=== PROBLEM STATEMENT ===
In the listing that follows, retype every line from the first through the one containing "import seaborn as sns". Pictures are to be left out.

=== GIVEN INFORMATION ===
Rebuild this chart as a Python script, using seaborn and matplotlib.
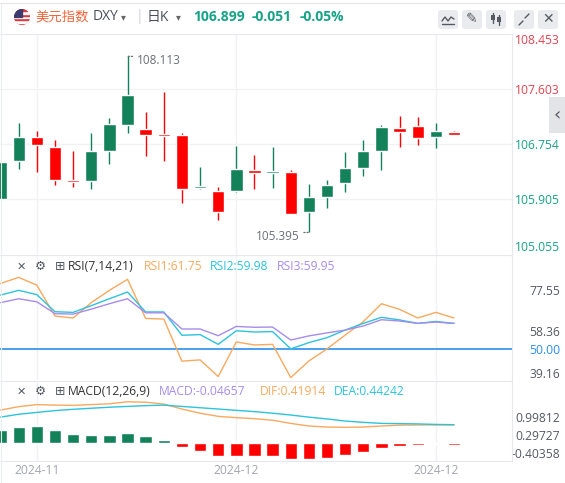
import numpy as np
import pandas as pd
import matplotlib
matplotlib.use("Agg")
import matplotlib.pyplot as plt
from matplotlib.lines import Line2D
from matplotlib.patches import Rectangle, FancyBboxPatch, Circle
import seaborn as sns

sns.set_theme(style="white")
plt.rcParams["font.family"] = ["Open Sans", "Noto Sans CJK SC", "DejaVu Sans"]

# daily DXY candles, oldest first
opens = [105.915, 106.502, 106.867, 106.713, 106.203, 106.193, 106.656, 107.057, 106.991, 106.913,
         106.898, 106.080, 106.033, 106.033, 106.358, 106.316, 106.327, 105.714, 105.946, 106.162,
         106.394, 106.656, 107.006, 107.032, 106.872, 106.944]
highs = [106.481, 107.083, 106.960, 106.821, 106.651, 106.929, 107.166, 108.113, 107.253, 107.562,
         106.924, 106.409, 106.095, 106.728, 106.589, 106.713, 106.358, 106.141, 106.203, 106.635,
         106.821, 107.047, 107.191, 107.176, 107.083, 106.960]
lows = [105.915, 106.378, 106.327, 106.126, 106.100, 106.069, 106.455, 106.934, 106.579, 106.502,
        105.853, 106.069, 105.585, 106.018, 106.069, 106.085, 105.683, 105.395, 105.776, 106.018,
        106.270, 106.363, 106.713, 106.744, 106.702, 106.899]
closes = [106.481, 106.867, 106.749, 106.208, 106.172, 106.651, 107.068, 107.516, 106.903, 106.888,
          106.069, 106.095, 105.714, 106.373, 106.316, 106.327, 105.683, 105.941, 106.126, 106.388,
          106.651, 107.021, 106.949, 106.857, 106.960, 106.899]

rsi1 = [80.5, 83.3, 79.7, 65.4, 64.5, 71.6, 77.3, 82.4, 64.3, 64.0, 44.5, 45.1, 37.4, 53.4, 52.0,
        52.3, 36.9, 44.6, 50.2, 56.6, 62.8, 71.1, 68.5, 64.5, 67.1, 64.5]
rsi2 = [75.1, 77.3, 75.3, 67.4, 67.1, 70.2, 73.4, 76.5, 67.3, 67.3, 56.5, 56.8, 52.3, 58.6, 58.0,
        58.2, 50.2, 53.1, 55.4, 58.9, 62.0, 64.8, 63.6, 62.0, 62.9, 62.0]
rsi3 = [71.6, 73.4, 72.0, 66.5, 66.3, 68.6, 71.1, 73.4, 66.9, 66.9, 59.4, 59.4, 56.3, 60.6, 60.2,
        60.3, 54.3, 56.2, 57.6, 58.9, 60.8, 63.7, 63.1, 62.0, 62.6, 62.0]

dif = [1.25, 1.38, 1.46, 1.44, 1.43, 1.46, 1.49, 1.57, 1.55, 1.48, 1.29, 1.13, 1.01, 0.96, 0.92,
       0.86, 0.74, 0.64, 0.60, 0.59, 0.60, 0.64, 0.67, 0.68, 0.68, 0.68]
dea = [0.98, 1.09, 1.16, 1.23, 1.28, 1.32, 1.36, 1.39, 1.42, 1.44, 1.39, 1.34, 1.29, 1.24, 1.19,
       1.13, 1.06, 0.98, 0.91, 0.83, 0.78, 0.74, 0.73, 0.72, 0.70, 0.69]
macd_hist = [0.485, 0.60, 0.64, 0.485, 0.33, 0.29, 0.29, 0.37, 0.255, 0.10, -0.166, -0.31, -0.50,
             -0.50, -0.50, -0.50, -0.61, -0.61, -0.59, -0.46, -0.345, -0.19, -0.115, -0.077,
             -0.06, -0.07]

price_ticks = [108.453, 107.603, 106.754, 105.905, 105.055]
rsi_ticks = [77.55, 58.36, 50.00, 39.16]
macd_ticks = [0.99812, 0.29727, -0.40358]
date_pos = [2, 13, 24]
date_labels = ["2024-11", "2024-12", "2024-12"]

GREEN = "#13825a"
RED = "#ff0000"
UP_TXT = "#17a386"
DN_TXT = "#e2434f"
C_ORANGE = "#f8a95e"
C_CYAN = "#2cc3dc"
C_PURPLE = "#a68cec"
GRID = "#f1f2f4"
SEP = "#e6e8eb"
TXT = "#555a61"

W, H = 565, 483
fig = plt.figure(figsize=(W / 100, H / 100), dpi=100)
fig.patch.set_facecolor("white")


def px(x, y):
    return x / W, 1 - y / H


def panel(top, bottom, **kw):
    return fig.add_axes([0, 1 - bottom / H, 512.4 / W, (bottom - top) / H], **kw)


ax_p = panel(34, 254.5)
ax_r = panel(255, 380, sharex=ax_p)
ax_m = panel(381, 461, sharex=ax_p)

n = len(opens)
x = np.arange(n)

# candles
o, h, l, c = map(np.array, (opens, highs, lows, closes))
cols = np.where(c >= o, GREEN, RED)
ax_p.vlines(x, l, h, colors=cols, lw=1.0, zorder=2)
ax_p.bar(x, np.maximum(np.abs(c - o), 0.03), bottom=np.minimum(o, c), width=0.68,
         color=cols, zorder=3)
for t in price_ticks[1:4]:
    ax_p.axhline(t, color=GRID, lw=1, zorder=0)

i_hi, i_lo = int(np.argmax(h)), int(np.argmin(l))
ax_p.annotate(f"{h[i_hi]:.3f}", (i_hi, h[i_hi]), xytext=(7, -3), textcoords="offset points",
              ha="left", va="center", fontsize=8.5, color="#6b6f76",
              arrowprops=dict(arrowstyle="-", ls=(0, (1, 1.5)), color="#6b6f76", lw=0.9,
                              shrinkA=1, shrinkB=0, relpos=(0, 0.8)))
ax_p.annotate(f"{l[i_lo]:.3f}", (i_lo, l[i_lo]), xytext=(-7, -3), textcoords="offset points",
              ha="right", va="center", fontsize=8.5, color="#6b6f76",
              arrowprops=dict(arrowstyle="-", ls=(0, (1, 1.5)), color="#6b6f76", lw=0.9,
                              shrinkA=1, shrinkB=0, relpos=(1, 0.8)))

# RSI
rsi_df = pd.DataFrame({"idx": np.tile(x, 3), "value": rsi1 + rsi2 + rsi3,
                       "line": ["RSI1"] * n + ["RSI2"] * n + ["RSI3"] * n})
sns.lineplot(data=rsi_df, x="idx", y="value", hue="line",
             palette=[C_ORANGE, C_CYAN, C_PURPLE], lw=1.0, legend=False, ax=ax_r)
ax_r.axhline(50, color="#2a8ef0", lw=1.2, zorder=1)

# MACD
hist = np.array(macd_hist)
ax_m.bar(x, hist, width=0.68, color=np.where(hist >= 0, GREEN, RED), zorder=2)
macd_df = pd.DataFrame({"idx": np.tile(x, 2), "value": dif + dea,
                        "line": ["DIF"] * n + ["DEA"] * n})
sns.lineplot(data=macd_df, x="idx", y="value", hue="line", palette=[C_ORANGE, C_CYAN],
             lw=1.0, legend=False, ax=ax_m)

for ax in (ax_p, ax_r, ax_m):
    ax.set_facecolor("white")
    ax.grid(False)
    for s in ax.spines.values():
        s.set_visible(False)
    for side in ("top", "right"):
        ax.spines[side].set_visible(True)
        ax.spines[side].set_color(SEP)
        ax.spines[side].set_linewidth(0.8)
    ax.yaxis.tick_right()
    ax.tick_params(axis="y", length=0, pad=34.3, labelsize=8.7)
    ax.tick_params(axis="x", length=0)
    ax.set_xlabel("")
    ax.set_ylabel("")
    for p in date_pos:
        ax.axvline(p, color=GRID, lw=1, zorder=0)

ax_m.spines["bottom"].set_visible(True)
ax_m.spines["bottom"].set_color(SEP)
ax_m.spines["bottom"].set_linewidth(0.8)

ax_p.set_ylim(105.053, 108.457)
ax_r.set_ylim(35.79, 93.66)
ax_m.set_ylim(-0.701, 2.364)

ax_p.set_yticks(price_ticks, labels=[f"{t:.3f}" for t in price_ticks])
ax_r.set_yticks(rsi_ticks, labels=[f"{t:.2f}" for t in rsi_ticks])
ax_m.set_yticks(macd_ticks, labels=[f"{t:.5f}" for t in macd_ticks])

for lbl, t in zip(ax_p.get_yticklabels(), price_ticks):
    lbl.set_color(DN_TXT if t > closes[-1] else UP_TXT)
    lbl.set_horizontalalignment("right")
pl = ax_p.get_yticklabels()
pl[0].set_verticalalignment("top")
pl[-1].set_verticalalignment("bottom")
for lbl, t in zip(ax_r.get_yticklabels(), rsi_ticks):
    lbl.set_color("#2a8ef0" if t == 50 else TXT)
    lbl.set_horizontalalignment("right")
for lbl in ax_m.get_yticklabels():
    lbl.set_color(TXT)
    lbl.set_horizontalalignment("right")

ax_m.set_xticks(date_pos, labels=date_labels)
ax_m.tick_params(axis="x", pad=2, labelsize=8.7, labelcolor="#a3a7ad")
plt.setp(ax_p.get_xticklabels(), visible=False)
plt.setp(ax_r.get_xticklabels(), visible=False)
ax_p.set_xlim(-0.03, 28.22)

# card border
fig.add_artist(Line2D([0, 1], [1 - 2.5 / H] * 2, color="#e3e5e8", lw=0.8))
fig.add_artist(Line2D([0.8 / W] * 2, [0, 1 - 2.5 / H], color="#eceef0", lw=0.8))

# header
ax_f = fig.add_axes([14 / W, 1 - 25 / H, 16 / W, 16 / H])
ax_f.set_xlim(0, 1)
ax_f.set_ylim(0, 1)
ax_f.axis("off")
clip = Circle((0.5, 0.5), 0.5, transform=ax_f.transData)
for k in range(7):
    r = ax_f.add_patch(Rectangle((0, k / 7), 1, 1 / 7, color="#d9363e" if k % 2 == 0 else "white"))
    r.set_clip_path(clip)
r = ax_f.add_patch(Rectangle((0, 0.5), 0.5, 0.5, color="#3c3b6e"))
r.set_clip_path(clip)

fig.text(*px(35, 17), "美元指数", color="#f0663a", fontsize=9.6, va="center")
fig.text(*px(93, 17), "DXY", color="#4a4f57", fontsize=10, va="center")
fig.text(*px(121, 17.5), "▾", color="#666", fontsize=7, va="center", family="DejaVu Sans")
fig.text(*px(136, 17), "|", color="#cfd2d6", fontsize=10, va="center")
fig.text(*px(147, 17), "日K", color="#4a4f57", fontsize=10, va="center")
fig.text(*px(176, 17.5), "▾", color="#666", fontsize=7, va="center", family="DejaVu Sans")
fig.text(*px(193, 17), "106.899", color=UP_TXT, fontsize=10, weight="bold", va="center")
fig.text(*px(252, 17), "-0.051", color=UP_TXT, fontsize=10, weight="bold", va="center")
fig.text(*px(300, 17), "-0.05%", color=UP_TXT, fontsize=10, weight="bold", va="center")

for x0 in (438, 462, 486, 514, 538):
    fig.add_artist(FancyBboxPatch(px(x0, 29), 20 / W, 19 / H,
                                  boxstyle="round,pad=0,rounding_size=0.006",
                                  transform=fig.transFigure, fc="#e9ebef", ec="none"))
icon = dict(color="#555a61", lw=1.0)
zz = [(442, 21), (445, 17), (448, 21), (451, 17), (454, 19)]
fig.add_artist(Line2D([p[0] / W for p in zz], [1 - p[1] / H for p in zz], **icon))
fig.add_artist(Line2D([442 / W, 454 / W], [1 - 24 / H] * 2, **icon))
fig.text(*px(472, 19.5), "✎", color="#555a61", fontsize=10, ha="center", va="center",
         family="DejaVu Sans")
for cx, top in ((493, 14), (499, 16)):
    fig.add_artist(Line2D([cx / W] * 2, [1 - (top - 1) / H, 1 - (top + 9) / H], **icon))
    fig.add_artist(Rectangle(px(cx - 1.8, top + 6), 3.6 / W, 5 / H, transform=fig.transFigure,
                             fc="#555a61", ec="none"))
fig.add_artist(Line2D([519 / W, 523 / W], [1 - 25 / H, 1 - 21 / H], **icon))
fig.add_artist(Line2D([525 / W, 529 / W], [1 - 18 / H, 1 - 14 / H], **icon))
fig.text(*px(548, 19.5), "✕", color="#555a61", fontsize=10, ha="center", va="center",
         family="DejaVu Sans")

# collapse tab on the right edge, as its own little axes
ax_tab = fig.add_axes([549 / W, 1 - 133 / H, 16 / W, 36 / H], zorder=10)
ax_tab.set_facecolor("#e2e4e8")
ax_tab.set_xticks([])
ax_tab.set_yticks([])
for s in ax_tab.spines.values():
    s.set_visible(False)
ax_tab.text(0.5, 0.5, "‹", color="#555a61", fontsize=13, ha="center", va="center",
            family="DejaVu Sans", transform=ax_tab.transAxes)

# indicator headers
for yy, name, parts in (
        (266.7, "RSI(7,14,21)", [(144, "RSI1:61.75", C_ORANGE), (210, "RSI2:59.98", C_CYAN),
                                 (277, "RSI3:59.95", C_PURPLE)]),
        (391.7, "MACD(12,26,9)", [(159, "MACD:-0.04657", C_PURPLE), (260, "DIF:0.41914", C_ORANGE),
                                  (334, "DEA:0.44242", C_CYAN)])):
    fig.text(*px(21, yy), "✕", color="#555a61", fontsize=8, ha="center", va="center",
             family="DejaVu Sans")
    fig.text(*px(40, yy), "⚙", color="#555a61", fontsize=9, ha="center", va="center",
             family="DejaVu Sans")
    fig.text(*px(60, yy), "⊞", color="#555a61", fontsize=9, ha="center", va="center",
             family="DejaVu Sans")
    fig.text(*px(68, yy), name, color="#333", fontsize=8.7, va="center")
    for xx, s, col in parts:
        fig.text(*px(xx, yy), s, color=col, fontsize=8.7, va="center")

fig.savefig("out.png", dpi=100, facecolor="white")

=== SOLUTION TO THE EXERCISE ===
Rebuild this chart as a Python script, using seaborn and matplotlib.
import numpy as np
import pandas as pd
import matplotlib
matplotlib.use("Agg")
import matplotlib.pyplot as plt
from matplotlib.lines import Line2D
from matplotlib.patches import Rectangle, FancyBboxPatch, Circle
import seaborn as sns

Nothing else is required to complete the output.